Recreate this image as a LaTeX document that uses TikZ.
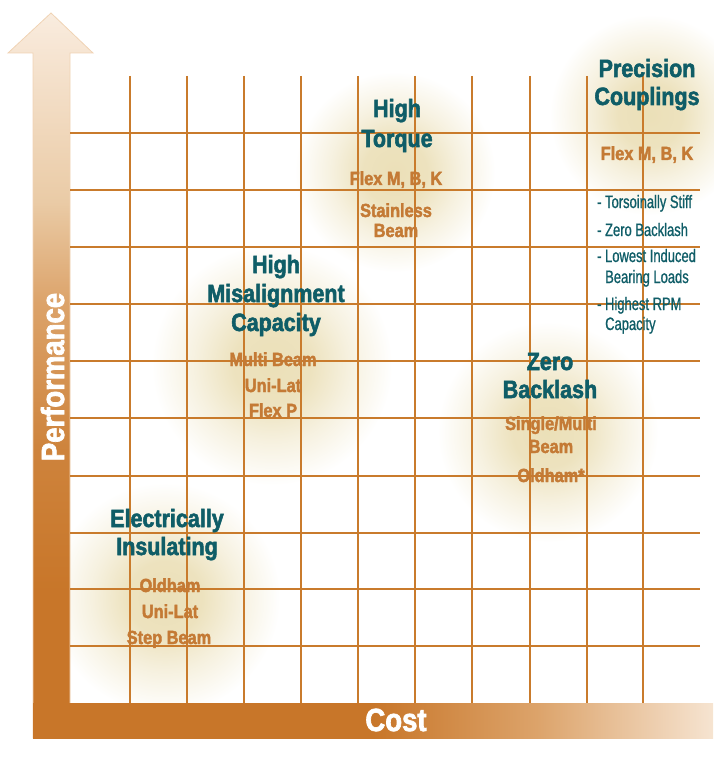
\documentclass[tikz,border=0pt]{standalone}
\usepackage{fontspec}
\setmainfont{Liberation Sans}[FakeStretch=0.86, BoldFont={Liberation Sans Bold}, BoldFeatures={FakeBold=2.2}]
\newfontfamily\narrowfont{Liberation Sans}[FakeStretch=0.72, FakeBold=0.9]
\usetikzlibrary{fadings}

\definecolor{gridC}{HTML}{C97B2C}
\definecolor{tealC}{HTML}{0F5D67}
\definecolor{itemC}{HTML}{C47A35}
\definecolor{glowC}{HTML}{E9DCB0}
\definecolor{barDark}{HTML}{C87629}
\definecolor{barMid}{HTML}{DCA36A}
\definecolor{barLight}{HTML}{EACBA6}
\definecolor{barPale}{HTML}{F6E4D1}
\definecolor{barEdge}{HTML}{F0D3B4}

\pgfdeclareverticalshading{perfshade}{100bp}{color(0bp)=(barDark); color(35bp)=(barDark); color(45bp)=(barDark!70!barMid); color(55bp)=(barMid); color(62bp)=(barLight); color(72bp)=(barPale); color(75bp)=(barPale!70!white); color(100bp)=(barPale!70!white)}
\pgfdeclarehorizontalshading{costshade}{100bp}{color(0bp)=(barDark); color(50bp)=(barDark); color(62bp)=(barMid); color(75bp)=(barPale); color(100bp)=(barPale)}
\pgfdeclareradialshading{glowshape}{\pgfpointorigin}{color(0bp)=(white!90!black); color(8bp)=(white!82!black); color(16bp)=(white!40!black); color(25bp)=(black); color(50bp)=(black)}
\pgfdeclarefading{glowfade}{\pgfuseshading{glowshape}}

\begin{document}
\begin{tikzpicture}[x=1pt, y=-1pt,
    head/.style={font=\bfseries\fontsize{25}{30}\selectfont, text=tealC, anchor=base, inner sep=0pt},
    item/.style={font=\bfseries\fontsize{19}{23}\selectfont, text=itemC, anchor=base, inner sep=0pt},
    note/.style={font=\narrowfont\fontsize{18}{22}\selectfont, text=tealC, anchor=base west, inner sep=0pt},
    axislabel/.style={font=\bfseries\fontsize{32}{36}\selectfont, text=white, anchor=base, inner sep=0pt},
    glow/.style={fill=glowC, path fading=glowfade},
    gridline/.style={draw=gridC, line width=1.4pt}]
  \useasboundingbox (0,0) rectangle (713,762);

  % soft glows behind the groups
  \fill[glow] (395,172) circle (100);
  \fill[glow] (650,115) circle (100);
  \fill[glow] (272,365) circle (120);
  \fill[glow] (548,432) circle (110);
  \fill[glow] (165,598) circle (115);

  % axes
  \shade[shading=perfshade, draw=barEdge, line width=0.8pt] (33,738) -- (33,53) -- (8,53) -- (51,13) -- (93,53) -- (70,53) -- (70,738) -- cycle;
  \shade[shading=costshade] (33,703) rectangle (713,738);

  % grid
  \draw[gridline] (130,76) -- (130,703);
  \draw[gridline] (187,76) -- (187,703);
  \draw[gridline] (244,76) -- (244,703);
  \draw[gridline] (301,76) -- (301,703);
  \draw[gridline] (358,76) -- (358,703);
  \draw[gridline] (415,76) -- (415,703);
  \draw[gridline] (472,76) -- (472,703);
  \draw[gridline] (530,76) -- (530,703);
  \draw[gridline] (587,76) -- (587,703);
  \draw[gridline] (643,76) -- (643,703);
  \draw[gridline] (70,133) -- (700,133);
  \draw[gridline] (70,190) -- (700,190);
  \draw[gridline] (70,247) -- (700,247);
  \draw[gridline] (70,304) -- (700,304);
  \draw[gridline] (70,361) -- (700,361);
  \draw[gridline] (70,418) -- (700,418);
  \draw[gridline] (70,476) -- (700,476);
  \draw[gridline] (70,533) -- (700,533);
  \draw[gridline] (70,589) -- (700,589);
  \draw[gridline] (70,646) -- (700,646);

  % axis labels
  \node[axislabel] (cost) at (396,731) {Cost};
  \node[axislabel, rotate=90] (perf) at (64,377) {Performance};

  % high torque
  \node[head] (torque1) at (397,117) {High};
  \node[head] (torque2) at (397,147) {Torque};
  \node[item] (torque3) at (396,185) {Flex M, B, K};
  \node[item] (torque4) at (396,217) {Stainless};
  \node[item] (torque5) at (396,237) {Beam};

  % precision couplings
  \node[head] (prec1) at (647,77) {Precision};
  \node[head] (prec2) at (647,105) {Couplings};
  \node[item] (prec3) at (647,160) {Flex M, B, K};
  \node[note] (prec4) at (597,208) {- Torsoinally Stiff};
  \node[note] (prec5) at (597,236) {- Zero Backlash};
  \node[note] (prec6) at (597,262) {- Lowest Induced};
  \node[note] (prec7) at (605,283) {Bearing Loads};
  \node[note] (prec8) at (597,310) {- Highest RPM};
  \node[note] (prec9) at (605,330) {Capacity};

  % high misalignment
  \node[head] (misal1) at (276,273) {High};
  \node[head] (misal2) at (276,302) {Misalignment};
  \node[head] (misal3) at (276,331) {Capacity};
  \node[item] (misal4) at (273,366) {Multi Beam};
  \node[item] (misal5) at (273,392) {Uni-Lat};
  \node[item] (misal6) at (273,417) {Flex P};

  % zero backlash
  \node[head] (zero1) at (550,370) {Zero};
  \node[head] (zero2) at (550,398) {Backlash};
  \node[item] (zero3) at (551,430) {Single/Multi};
  \node[item] (zero4) at (551,453) {Beam};
  \node[item] (zero5) at (551,482) {Oldham*};

  % electrically insulating
  \node[head] (elec1) at (167,527) {Electrically};
  \node[head] (elec2) at (167,555) {Insulating};
  \node[item] (elec3) at (170,592) {Oldham};
  \node[item] (elec4) at (170,618) {Uni-Lat};
  \node[item] (elec5) at (169,644) {Step Beam};
\end{tikzpicture}
\end{document}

————

- [Set problem]:
Reproduce the whole listing above word for word, but not its pictures.

- [Output]:
Recreate this image as a LaTeX document that uses TikZ.
\documentclass[tikz,border=0pt]{standalone}
\usepackage{fontspec}
\setmainfont{Liberation Sans}[FakeStretch=0.86, BoldFont={Liberation Sans Bold}, BoldFeatures={FakeBold=2.2}]
\newfontfamily\narrowfont{Liberation Sans}[FakeStretch=0.72, FakeBold=0.9]
\usetikzlibrary{fadings}

\definecolor{gridC}{HTML}{C97B2C}
\definecolor{tealC}{HTML}{0F5D67}
\definecolor{itemC}{HTML}{C47A35}
\definecolor{glowC}{HTML}{E9DCB0}
\definecolor{barDark}{HTML}{C87629}
\definecolor{barMid}{HTML}{DCA36A}
\definecolor{barLight}{HTML}{EACBA6}
\definecolor{barPale}{HTML}{F6E4D1}
\definecolor{barEdge}{HTML}{F0D3B4}

\pgfdeclareverticalshading{perfshade}{100bp}{color(0bp)=(barDark); color(35bp)=(barDark); color(45bp)=(barDark!70!barMid); color(55bp)=(barMid); color(62bp)=(barLight); color(72bp)=(barPale); color(75bp)=(barPale!70!white); color(100bp)=(barPale!70!white)}
\pgfdeclarehorizontalshading{costshade}{100bp}{color(0bp)=(barDark); color(50bp)=(barDark); color(62bp)=(barMid); color(75bp)=(barPale); color(100bp)=(barPale)}
\pgfdeclareradialshading{glowshape}{\pgfpointorigin}{color(0bp)=(white!90!black); color(8bp)=(white!82!black); color(16bp)=(white!40!black); color(25bp)=(black); color(50bp)=(black)}
\pgfdeclarefading{glowfade}{\pgfuseshading{glowshape}}

\begin{document}
\begin{tikzpicture}[x=1pt, y=-1pt,
    head/.style={font=\bfseries\fontsize{25}{30}\selectfont, text=tealC, anchor=base, inner sep=0pt},
    item/.style={font=\bfseries\fontsize{19}{23}\selectfont, text=itemC, anchor=base, inner sep=0pt},
    note/.style={font=\narrowfont\fontsize{18}{22}\selectfont, text=tealC, anchor=base west, inner sep=0pt},
    axislabel/.style={font=\bfseries\fontsize{32}{36}\selectfont, text=white, anchor=base, inner sep=0pt},
    glow/.style={fill=glowC, path fading=glowfade},
    gridline/.style={draw=gridC, line width=1.4pt}]
  \useasboundingbox (0,0) rectangle (713,762);

  % soft glows behind the groups
  \fill[glow] (395,172) circle (100);
  \fill[glow] (650,115) circle (100);
  \fill[glow] (272,365) circle (120);
  \fill[glow] (548,432) circle (110);
  \fill[glow] (165,598) circle (115);

  % axes
  \shade[shading=perfshade, draw=barEdge, line width=0.8pt] (33,738) -- (33,53) -- (8,53) -- (51,13) -- (93,53) -- (70,53) -- (70,738) -- cycle;
  \shade[shading=costshade] (33,703) rectangle (713,738);

  % grid
  \draw[gridline] (130,76) -- (130,703);
  \draw[gridline] (187,76) -- (187,703);
  \draw[gridline] (244,76) -- (244,703);
  \draw[gridline] (301,76) -- (301,703);
  \draw[gridline] (358,76) -- (358,703);
  \draw[gridline] (415,76) -- (415,703);
  \draw[gridline] (472,76) -- (472,703);
  \draw[gridline] (530,76) -- (530,703);
  \draw[gridline] (587,76) -- (587,703);
  \draw[gridline] (643,76) -- (643,703);
  \draw[gridline] (70,133) -- (700,133);
  \draw[gridline] (70,190) -- (700,190);
  \draw[gridline] (70,247) -- (700,247);
  \draw[gridline] (70,304) -- (700,304);
  \draw[gridline] (70,361) -- (700,361);
  \draw[gridline] (70,418) -- (700,418);
  \draw[gridline] (70,476) -- (700,476);
  \draw[gridline] (70,533) -- (700,533);
  \draw[gridline] (70,589) -- (700,589);
  \draw[gridline] (70,646) -- (700,646);

  % axis labels
  \node[axislabel] (cost) at (396,731) {Cost};
  \node[axislabel, rotate=90] (perf) at (64,377) {Performance};

  % high torque
  \node[head] (torque1) at (397,117) {High};
  \node[head] (torque2) at (397,147) {Torque};
  \node[item] (torque3) at (396,185) {Flex M, B, K};
  \node[item] (torque4) at (396,217) {Stainless};
  \node[item] (torque5) at (396,237) {Beam};

  % precision couplings
  \node[head] (prec1) at (647,77) {Precision};
  \node[head] (prec2) at (647,105) {Couplings};
  \node[item] (prec3) at (647,160) {Flex M, B, K};
  \node[note] (prec4) at (597,208) {- Torsoinally Stiff};
  \node[note] (prec5) at (597,236) {- Zero Backlash};
  \node[note] (prec6) at (597,262) {- Lowest Induced};
  \node[note] (prec7) at (605,283) {Bearing Loads};
  \node[note] (prec8) at (597,310) {- Highest RPM};
  \node[note] (prec9) at (605,330) {Capacity};

  % high misalignment
  \node[head] (misal1) at (276,273) {High};
  \node[head] (misal2) at (276,302) {Misalignment};
  \node[head] (misal3) at (276,331) {Capacity};
  \node[item] (misal4) at (273,366) {Multi Beam};
  \node[item] (misal5) at (273,392) {Uni-Lat};
  \node[item] (misal6) at (273,417) {Flex P};

  % zero backlash
  \node[head] (zero1) at (550,370) {Zero};
  \node[head] (zero2) at (550,398) {Backlash};
  \node[item] (zero3) at (551,430) {Single/Multi};
  \node[item] (zero4) at (551,453) {Beam};
  \node[item] (zero5) at (551,482) {Oldham*};

  % electrically insulating
  \node[head] (elec1) at (167,527) {Electrically};
  \node[head] (elec2) at (167,555) {Insulating};
  \node[item] (elec3) at (170,592) {Oldham};
  \node[item] (elec4) at (170,618) {Uni-Lat};
  \node[item] (elec5) at (169,644) {Step Beam};
\end{tikzpicture}
\end{document}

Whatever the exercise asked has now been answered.